JOB
Without the pictures, repeat the listing character for character.

RECORDED INFORMATION
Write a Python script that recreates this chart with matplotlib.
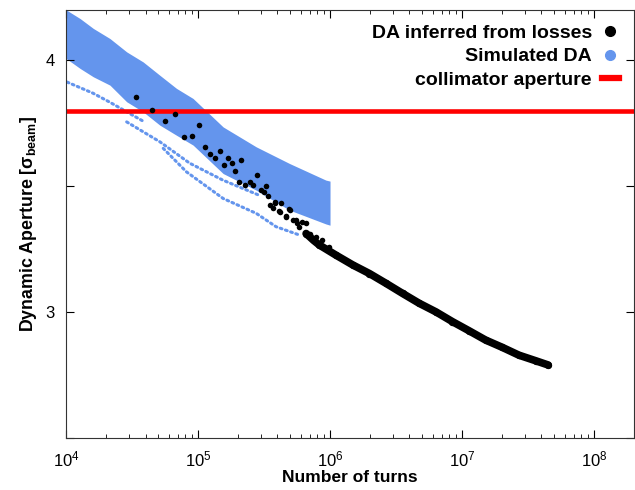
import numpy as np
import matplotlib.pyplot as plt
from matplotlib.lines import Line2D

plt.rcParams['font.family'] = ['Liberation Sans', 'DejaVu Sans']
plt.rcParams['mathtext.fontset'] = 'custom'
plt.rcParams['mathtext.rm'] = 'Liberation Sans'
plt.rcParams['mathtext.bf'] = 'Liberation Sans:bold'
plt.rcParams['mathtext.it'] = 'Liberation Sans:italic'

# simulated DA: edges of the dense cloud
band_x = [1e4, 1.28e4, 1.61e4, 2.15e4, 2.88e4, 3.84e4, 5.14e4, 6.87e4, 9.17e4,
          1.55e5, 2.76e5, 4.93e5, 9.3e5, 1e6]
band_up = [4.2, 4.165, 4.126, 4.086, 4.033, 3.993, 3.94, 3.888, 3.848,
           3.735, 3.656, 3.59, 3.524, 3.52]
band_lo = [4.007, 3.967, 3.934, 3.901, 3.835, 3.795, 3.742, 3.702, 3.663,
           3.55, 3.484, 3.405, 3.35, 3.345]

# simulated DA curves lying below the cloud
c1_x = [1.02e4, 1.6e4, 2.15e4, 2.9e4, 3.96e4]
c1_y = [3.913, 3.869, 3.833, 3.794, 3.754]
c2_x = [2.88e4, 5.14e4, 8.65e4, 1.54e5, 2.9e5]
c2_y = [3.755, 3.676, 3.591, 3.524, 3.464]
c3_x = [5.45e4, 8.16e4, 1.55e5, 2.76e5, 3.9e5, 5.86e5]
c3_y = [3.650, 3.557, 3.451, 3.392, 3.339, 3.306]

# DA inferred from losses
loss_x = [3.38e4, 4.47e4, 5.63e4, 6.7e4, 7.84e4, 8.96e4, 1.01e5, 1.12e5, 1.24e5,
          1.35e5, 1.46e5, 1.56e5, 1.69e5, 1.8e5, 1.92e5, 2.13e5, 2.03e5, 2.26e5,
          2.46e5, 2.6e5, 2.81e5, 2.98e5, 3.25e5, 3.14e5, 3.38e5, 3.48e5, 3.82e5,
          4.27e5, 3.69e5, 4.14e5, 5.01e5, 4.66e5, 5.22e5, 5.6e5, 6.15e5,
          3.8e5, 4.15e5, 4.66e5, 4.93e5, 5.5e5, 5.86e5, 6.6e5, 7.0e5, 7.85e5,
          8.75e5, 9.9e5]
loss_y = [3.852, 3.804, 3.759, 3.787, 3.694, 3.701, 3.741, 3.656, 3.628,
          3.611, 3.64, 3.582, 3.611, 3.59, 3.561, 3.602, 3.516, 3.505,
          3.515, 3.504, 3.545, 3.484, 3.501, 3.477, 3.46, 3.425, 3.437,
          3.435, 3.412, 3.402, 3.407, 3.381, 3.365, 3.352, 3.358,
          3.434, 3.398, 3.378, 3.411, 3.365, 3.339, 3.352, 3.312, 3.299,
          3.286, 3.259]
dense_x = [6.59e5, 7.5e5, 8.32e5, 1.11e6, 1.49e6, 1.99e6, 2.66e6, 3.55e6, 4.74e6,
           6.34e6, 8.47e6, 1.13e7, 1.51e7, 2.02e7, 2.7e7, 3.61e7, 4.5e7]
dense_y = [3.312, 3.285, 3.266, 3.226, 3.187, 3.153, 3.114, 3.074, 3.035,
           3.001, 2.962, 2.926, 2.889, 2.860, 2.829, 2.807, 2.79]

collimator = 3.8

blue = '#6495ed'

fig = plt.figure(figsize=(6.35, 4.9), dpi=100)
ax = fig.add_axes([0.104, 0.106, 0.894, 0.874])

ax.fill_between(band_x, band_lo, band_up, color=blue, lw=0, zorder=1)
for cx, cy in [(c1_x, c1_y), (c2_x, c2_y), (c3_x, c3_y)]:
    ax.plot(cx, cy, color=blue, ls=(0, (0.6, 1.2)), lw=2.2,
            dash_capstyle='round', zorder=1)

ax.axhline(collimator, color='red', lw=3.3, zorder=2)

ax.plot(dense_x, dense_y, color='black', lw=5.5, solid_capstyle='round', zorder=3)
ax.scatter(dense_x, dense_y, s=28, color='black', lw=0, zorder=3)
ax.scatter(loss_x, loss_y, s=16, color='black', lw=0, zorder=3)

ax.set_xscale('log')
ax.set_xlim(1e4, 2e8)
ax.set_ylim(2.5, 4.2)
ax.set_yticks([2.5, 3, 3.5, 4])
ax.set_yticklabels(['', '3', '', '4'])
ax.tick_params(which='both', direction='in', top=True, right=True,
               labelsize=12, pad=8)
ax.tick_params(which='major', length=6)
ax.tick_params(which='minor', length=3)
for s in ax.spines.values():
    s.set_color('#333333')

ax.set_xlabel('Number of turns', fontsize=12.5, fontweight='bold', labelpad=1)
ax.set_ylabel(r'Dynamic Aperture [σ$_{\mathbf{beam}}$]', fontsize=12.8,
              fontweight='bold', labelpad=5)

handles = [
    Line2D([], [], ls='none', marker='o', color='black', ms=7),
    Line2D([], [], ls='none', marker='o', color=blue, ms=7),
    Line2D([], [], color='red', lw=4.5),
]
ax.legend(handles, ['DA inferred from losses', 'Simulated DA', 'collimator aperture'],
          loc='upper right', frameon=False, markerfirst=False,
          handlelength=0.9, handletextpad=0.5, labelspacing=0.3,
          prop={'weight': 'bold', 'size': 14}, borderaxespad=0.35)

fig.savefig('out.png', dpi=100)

TASK ANSWER
Write a Python script that recreates this chart with matplotlib.
import numpy as np
import matplotlib.pyplot as plt
from matplotlib.lines import Line2D

plt.rcParams['font.family'] = ['Liberation Sans', 'DejaVu Sans']
plt.rcParams['mathtext.fontset'] = 'custom'
plt.rcParams['mathtext.rm'] = 'Liberation Sans'
plt.rcParams['mathtext.bf'] = 'Liberation Sans:bold'
plt.rcParams['mathtext.it'] = 'Liberation Sans:italic'

# simulated DA: edges of the dense cloud
band_x = [1e4, 1.28e4, 1.61e4, 2.15e4, 2.88e4, 3.84e4, 5.14e4, 6.87e4, 9.17e4,
          1.55e5, 2.76e5, 4.93e5, 9.3e5, 1e6]
band_up = [4.2, 4.165, 4.126, 4.086, 4.033, 3.993, 3.94, 3.888, 3.848,
           3.735, 3.656, 3.59, 3.524, 3.52]
band_lo = [4.007, 3.967, 3.934, 3.901, 3.835, 3.795, 3.742, 3.702, 3.663,
           3.55, 3.484, 3.405, 3.35, 3.345]

# simulated DA curves lying below the cloud
c1_x = [1.02e4, 1.6e4, 2.15e4, 2.9e4, 3.96e4]
c1_y = [3.913, 3.869, 3.833, 3.794, 3.754]
c2_x = [2.88e4, 5.14e4, 8.65e4, 1.54e5, 2.9e5]
c2_y = [3.755, 3.676, 3.591, 3.524, 3.464]
c3_x = [5.45e4, 8.16e4, 1.55e5, 2.76e5, 3.9e5, 5.86e5]
c3_y = [3.650, 3.557, 3.451, 3.392, 3.339, 3.306]

# DA inferred from losses
loss_x = [3.38e4, 4.47e4, 5.63e4, 6.7e4, 7.84e4, 8.96e4, 1.01e5, 1.12e5, 1.24e5,
          1.35e5, 1.46e5, 1.56e5, 1.69e5, 1.8e5, 1.92e5, 2.13e5, 2.03e5, 2.26e5,
          2.46e5, 2.6e5, 2.81e5, 2.98e5, 3.25e5, 3.14e5, 3.38e5, 3.48e5, 3.82e5,
          4.27e5, 3.69e5, 4.14e5, 5.01e5, 4.66e5, 5.22e5, 5.6e5, 6.15e5,
          3.8e5, 4.15e5, 4.66e5, 4.93e5, 5.5e5, 5.86e5, 6.6e5, 7.0e5, 7.85e5,
          8.75e5, 9.9e5]
loss_y = [3.852, 3.804, 3.759, 3.787, 3.694, 3.701, 3.741, 3.656, 3.628,
          3.611, 3.64, 3.582, 3.611, 3.59, 3.561, 3.602, 3.516, 3.505,
          3.515, 3.504, 3.545, 3.484, 3.501, 3.477, 3.46, 3.425, 3.437,
          3.435, 3.412, 3.402, 3.407, 3.381, 3.365, 3.352, 3.358,
          3.434, 3.398, 3.378, 3.411, 3.365, 3.339, 3.352, 3.312, 3.299,
          3.286, 3.259]
dense_x = [6.59e5, 7.5e5, 8.32e5, 1.11e6, 1.49e6, 1.99e6, 2.66e6, 3.55e6, 4.74e6,
           6.34e6, 8.47e6, 1.13e7, 1.51e7, 2.02e7, 2.7e7, 3.61e7, 4.5e7]
dense_y = [3.312, 3.285, 3.266, 3.226, 3.187, 3.153, 3.114, 3.074, 3.035,
           3.001, 2.962, 2.926, 2.889, 2.860, 2.829, 2.807, 2.79]

collimator = 3.8

blue = '#6495ed'

fig = plt.figure(figsize=(6.35, 4.9), dpi=100)
ax = fig.add_axes([0.104, 0.106, 0.894, 0.874])

ax.fill_between(band_x, band_lo, band_up, color=blue, lw=0, zorder=1)
for cx, cy in [(c1_x, c1_y), (c2_x, c2_y), (c3_x, c3_y)]:
    ax.plot(cx, cy, color=blue, ls=(0, (0.6, 1.2)), lw=2.2,
            dash_capstyle='round', zorder=1)

ax.axhline(collimator, color='red', lw=3.3, zorder=2)

ax.plot(dense_x, dense_y, color='black', lw=5.5, solid_capstyle='round', zorder=3)
ax.scatter(dense_x, dense_y, s=28, color='black', lw=0, zorder=3)
ax.scatter(loss_x, loss_y, s=16, color='black', lw=0, zorder=3)

ax.set_xscale('log')
ax.set_xlim(1e4, 2e8)
ax.set_ylim(2.5, 4.2)
ax.set_yticks([2.5, 3, 3.5, 4])
ax.set_yticklabels(['', '3', '', '4'])
ax.tick_params(which='both', direction='in', top=True, right=True,
               labelsize=12, pad=8)
ax.tick_params(which='major', length=6)
ax.tick_params(which='minor', length=3)
for s in ax.spines.values():
    s.set_color('#333333')

ax.set_xlabel('Number of turns', fontsize=12.5, fontweight='bold', labelpad=1)
ax.set_ylabel(r'Dynamic Aperture [σ$_{\mathbf{beam}}$]', fontsize=12.8,
              fontweight='bold', labelpad=5)

handles = [
    Line2D([], [], ls='none', marker='o', color='black', ms=7),
    Line2D([], [], ls='none', marker='o', color=blue, ms=7),
    Line2D([], [], color='red', lw=4.5),
]
ax.legend(handles, ['DA inferred from losses', 'Simulated DA', 'collimator aperture'],
          loc='upper right', frameon=False, markerfirst=False,
          handlelength=0.9, handletextpad=0.5, labelspacing=0.3,
          prop={'weight': 'bold', 'size': 14}, borderaxespad=0.35)

fig.savefig('out.png', dpi=100)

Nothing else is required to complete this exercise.